Woodside’s 4D seismic survey over the Pluto gas field – Australia’s first-ever such survey over a gas field – has proved a great success, generating invaluable data for the management of the reservoir.
Chief reservoir engineer Lupo Guerrera says it’s given Woodside a comprehensive view of the current state of the reservoir across its whole volume. “When we know better what we don’t know, we can plan our future operations around those uncertainties,” Lupo says.
A 4D survey adds the dimension of time to 3D surveys by repeating the survey at the same place at a different time. “It shows how the area of the reservoir has changed in the time it’s been producing,” explains principal geophysicist Jeremy Fitzpatrick.
Chief science and technology manager Neil Kavanagh adds: “It’s especially useful when we want to accelerate studies because 4D allows us to work in an agile style and fine tune a reservoir’s potential as we go.”

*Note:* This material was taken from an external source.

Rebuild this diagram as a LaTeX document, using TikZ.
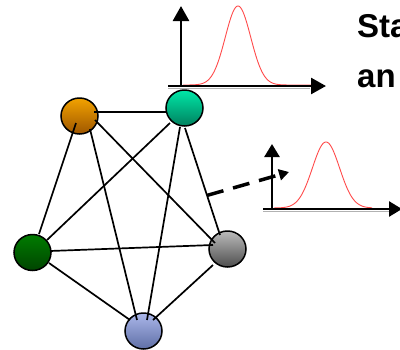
\documentclass[tikz,border=0pt]{standalone}
\usepackage{fontspec}
\setmainfont{Liberation Sans}
\usetikzlibrary{shapes.geometric,arrows.meta,calc}
\definecolor{orT}{HTML}{F2A200}
\definecolor{orB}{HTML}{9E5600}
\definecolor{teT}{HTML}{00E8A8}
\definecolor{teB}{HTML}{00805E}
\definecolor{grT}{HTML}{007C00}
\definecolor{grB}{HTML}{004400}
\definecolor{gyT}{HTML}{BBBBBB}
\definecolor{gyB}{HTML}{4E4E4E}
\definecolor{blT}{HTML}{ABB7EA}
\definecolor{blB}{HTML}{5F6FA6}
\definecolor{curvered}{HTML}{FF4A4A}
\begin{document}
\begin{tikzpicture}[x=1pt,y=-1pt,
  vert/.style={ellipse,draw=black,line width=1.5pt,minimum width=37pt,minimum height=36pt,inner sep=0pt},
  edge/.style={line width=1.7pt,black},
  axis/.style={line width=2.6pt,black,-{Triangle[length=15pt,width=16pt]}},
  saxis/.style={line width=2.6pt,black,-{Triangle[length=13pt,width=15pt]}},
  shadowline/.style={line width=1.5pt,black!30},
  gauss/.style={line width=0.9pt,curvered},
  dasharrow/.style={line width=3.5pt,black,dash pattern=on 17pt off 10pt,-{Triangle[length=10pt,width=11pt]}},
  headtxt/.style={anchor=base west,inner sep=0pt,font=\fontsize{33pt}{38pt}\selectfont\bfseries}
]
\useasboundingbox (0,0) rectangle (400,349);
\clip (0,0) rectangle (400,349);

% top plot
\coordinate (a0) at (181,86);
\coordinate (ay) at (181,6);
\coordinate (ax0) at (168,86);
\coordinate (ax) at (326,86);
\draw[shadowline] (168,88.5) -- (310,88.5);
\draw[gauss] plot[domain=183:312,samples=150] (\x,{85-79*exp(-((\x-238)^2)/322)});
\draw[axis] (a0) -- (ay);
\draw[axis] (ax0) -- (ax);

% bottom plot
\coordinate (b0) at (272,209);
\coordinate (by) at (272,144);
\coordinate (bx0) at (263,209);
\coordinate (bx) at (402,209);
\draw[shadowline] (263,211.5) -- (395,211.5);
\draw[gauss] plot[domain=274:372,samples=150] (\x,{208-66*exp(-((\x-326)^2)/370)});
\draw[saxis] (b0) -- (by);
\draw[saxis] (bx0) -- (bx);

% text
\node[headtxt] (t1) at (357,37) {Sta};
\node[headtxt] (t2) at (357,87) {an};

% vertices
\node[vert,top color=orT,bottom color=orB] (o) at (79.5,116) {};
\node[vert,top color=teT,bottom color=teB] (t) at (184.5,108) {};
\node[vert,top color=grT,bottom color=grB] (g) at (32.5,252.5) {};
\node[vert,top color=gyT,bottom color=gyB] (r) at (227.5,249) {};
\node[vert,top color=blT,bottom color=blB] (b) at (143.5,331) {};

% edges
\draw[edge] ($(o)+(14.5,-4)$) -- ($(t)+(-17.5,4)$);
\draw[edge] ($(o)+(-3.5,7)$) -- ($(g)+(6.5,-18.5)$);
\draw[edge] ($(o)+(10.5,13)$) -- ($(b)+(-6.5,-11)$);
\draw[edge] ($(o)+(15.5,4)$) -- ($(r)+(-12.5,-6)$);
\draw[edge] ($(t)+(-14.5,15)$) -- ($(g)+(14.5,-12.5)$);
\draw[edge] ($(t)+(-4.5,19)$) -- ($(b)+(3.5,-11)$);
\coordinate (tr1) at ($(t)+(0.5,20)$);
\coordinate (tr2) at ($(r)+(-7.5,-14)$);
\draw[edge] (tr1) -- (tr2);
\draw[edge] ($(g)+(17.5,-1.5)$) -- ($(r)+(-14.5,-4)$);
\draw[edge] ($(g)+(16.5,10.5)$) -- ($(b)+(-13.5,-11)$);
\draw[edge] ($(r)+(-14.5,16)$) -- ($(b)+(9.5,-11)$);

% dashed arrow
\coordinate (ds) at ($(tr1)!0.63!(tr2)$);
\coordinate (de) at (289,172);
\draw[dasharrow] (ds) -- (de);
\end{tikzpicture}
\end{document}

Neil notes Woodside has been an early adopter of 4D seismic over oil fields but the method has never been used in Australia over gas fields because of the interpretation difficulty in identifying water encroachment into gas fields.
The Pluto 4D data was acquired by seismic specialist PGS and processed by geophysical company CGG over 12 months.
“The Woodside planning was characteristically thorough, and communication with PGS throughout the project execution was very good,” says Andrew Long, chief scientist and technology analyst at PGS.
Myuran Pathmanathan, studies and integrated modelling manager, adds: “It also took significant interaction between our geoscientists and CGG to incorporate insights into ongoing interpretation before the processing was finished.”
Principal geophysicist Larry Tilbury says internal collaboration has been vital with geotechnical operations, geoscience technology, development geoscience and reservoir engineering being some of the teams involved. “It’s been a great example of how several departments across the business have come together to create incredible value for the company,” Larry says.
Larry has been advocating for a 4D survey for several years, arguing it would better map water encroachment while also highlighting where wells could maximise gas recovery and identify bypassed reserves.
Lupo says an integrated way of working cut the time to interpret what was probably the largest data set Woodside has ever had on an asset.
“Collaborative work enabled us to accelerate studies by about six months,” he says.